The bad-loan issue is expected to top the economic agenda at the U.S.-Japan summit, where Koizumi will stress that he is serious about getting Japan’s banks to dispose of more than 11 trillion yen (US$88.53 billion) in core bad loans within two years.
However, Koizumi’s aides said he will also reassure Washington that Tokyo is ready to take steps to spur economic activity, in addition to the painful reforms which are expected to have side-effects including bankruptcies and unemployment.
Among those measures is a plan to create 5.3 million new jobs over five years through deregulation.
Japan’s fragile economy is already nearing its fourth recession in a decade, even before the reforms begin, and Koizumi has said Japan might have to suffer an economic contraction if that’s what it takes to restore long-term growth.
The Kyodo report said that Bush may press Koizumi to work to maintain a certain level of economic growth.
Takenori Kanzaki, head of New Komeito, the second-biggest party in the ruling coalition, said on Thursday that Koizumi would tell Bush he intended to avoid minus growth.
Talks on security issues will centre on U.S. plans to build a missile defense system.
Japan is studying with Washington a theater missile defense system aimed at shielding U.S. troops in Asia and its allies, but Tokyo has been shy of endorsing Bush’s plan for a system to protect the United States, partly out of fear of angering mainland China.
Mainland China believes it is the target of the missile shield plan, while Russian and European leaders fear the plan could touch off a costly new arms race.
Koizumi is therefore likely to repeat Tokyo’s official line of “understanding” the U.S. plan but stop short of endorsing it.
“It’s what I call a policy of intentional ambiguity.

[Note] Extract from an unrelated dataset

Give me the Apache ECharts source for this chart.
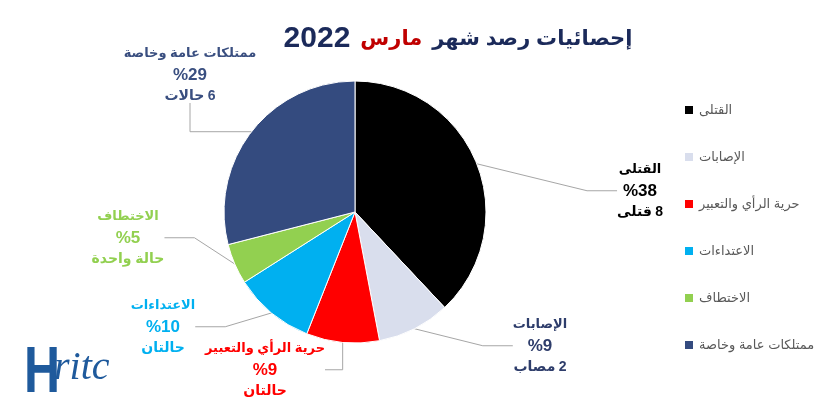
<!DOCTYPE html>
<html>
<head>
<meta charset="utf-8">
<script src="https://cdn.jsdelivr.net/npm/echarts@6/dist/echarts.min.js"></script>
<style>html,body{margin:0;padding:0;background:#fff}#c{width:832px;height:412px}</style>
</head>
<body>
<div id="c"></div>
<script>
const categories = ["القتلى", "الإصابات", "حرية الرأي والتعبير", "الاعتداءات", "الاختطاف", "ممتلكات عامة وخاصة"];
const percents = [38, 9, 9, 10, 5, 29];
const countLabels = ["8 قتلى", "2 مصاب", "حالتان", "حالتان", "حالة واحدة", "6 حالات"];
const sliceColors = ["#000000", "#d9deed", "#ff0000", "#00b0f0", "#92d050", "#344b7f"];
const labelColors = ["#000000", "#2e3d6b", "#ff0000", "#00b0f0", "#92d050", "#3a4f80"];
const labelPos = [[640, 190], [540, 345], [265, 369], [163, 326], [128, 237], [190, 74]];

const FF = 'Arial, DejaVu Sans, sans-serif';
// right-to-left visual order: the number sits to the right of the word
function countRich(s) {
  const m = s.match(/^(\d+) (.+)$/);
  return m ? '{c|' + m[2] + '} {c|' + m[1] + '}' : '{c|' + s + '}';
}
const chart = echarts.init(document.getElementById('c'), null, {renderer: 'canvas'});
chart.setOption({
  backgroundColor: '#ffffff',
  animation: false,
  title: {
    text: '{n|2022}  {a|مارس}  {t|إحصائيات رصد شهر}',
    left: 453, top: 17, textAlign: 'center',
    textStyle: {
      rich: {
        n: {fontSize: 30, fontWeight: 'bold', color: '#1b2a5a', fontFamily: FF, lineHeight: 34},
        t: {fontSize: 21, fontWeight: 'bold', color: '#1b2a5a', fontFamily: FF, lineHeight: 34},
        a: {fontSize: 21, fontWeight: 'bold', color: '#c00000', fontFamily: FF, lineHeight: 34}
      }
    }
  },
  legend: {
    orient: 'vertical', left: 678, top: 98,
    itemWidth: 10, itemHeight: 10, itemGap: 33,
    icon: 'rect',
    data: categories,
    textStyle: {color: '#595959', fontSize: 13, lineHeight: 14, fontFamily: FF}
  },
  series: [{
    type: 'pie',
    center: [355, 212],
    radius: 131,
    startAngle: 90,
    clockwise: true,
    itemStyle: {borderColor: '#ffffff', borderWidth: 1},
    data: categories.map((n, i) => ({
      name: n, value: percents[i],
      itemStyle: {color: sliceColors[i]},
      label: {color: labelColors[i]}
    })),
    label: {
      show: true,
      position: 'outside',
      formatter: p => '{n|' + p.name + '}\n{p|%' + percents[p.dataIndex] + '}\n' + countRich(countLabels[p.dataIndex]),
      fontWeight: 'bold', align: 'center', fontFamily: FF,
      rich: {
        n: {fontSize: 13, fontWeight: 'bold', lineHeight: 22, fontFamily: FF},
        p: {fontSize: 17, fontWeight: 'bold', lineHeight: 22, fontFamily: FF},
        c: {fontSize: 14, fontWeight: 'bold', lineHeight: 20, fontFamily: FF}
      }
    },
    labelLine: {show: true, lineStyle: {color: '#a6a6a6', width: 1}},
    labelLayout: p => ({x: labelPos[p.dataIndex][0], y: labelPos[p.dataIndex][1], align: 'center', verticalAlign: 'middle'})
  }],
  graphic: [
    {type: 'text', left: 24, top: 342, scaleX: 0.78, style: {text: 'H', fontSize: 64, fontWeight: 'bold', fill: '#1f5a9c', fontFamily: 'Liberation Sans, Arial, sans-serif'}},
    {type: 'text', left: 54, top: 348, style: {text: 'ritc', fontSize: 40, fontStyle: 'italic', fill: '#1f5a9c', fontFamily: 'Liberation Serif, serif'}}
  ]
});
</script>
</body>
</html>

Japan has always stuck to it, and whenever a final decision is sought, it goes back to it,” said Takehiko Yamamoto, a political science professor at Tokyo’s Waseda University.
Yamamoto said Koizumi would seek to ease any doubts Washington has over Tokyo’s position after Foreign Minister Makiko Tanaka last month reportedly raised questions about the U.S. missile defense in her talks with foreign counterparts.
The ambiguity gambit should also come in handy on the touchy topic of climate change, where Tokyo is caught between Bush’s decision to abandon the Kyoto treaty to reduce greenhouse gases and Europe’s pressure to ratify the pact even without Washington.
Koizumi will probably try to persuade Bush — who has dubbed the treaty “fatally flawed” — to return to the pact without clarifying whether Japan would ratify it without Washington.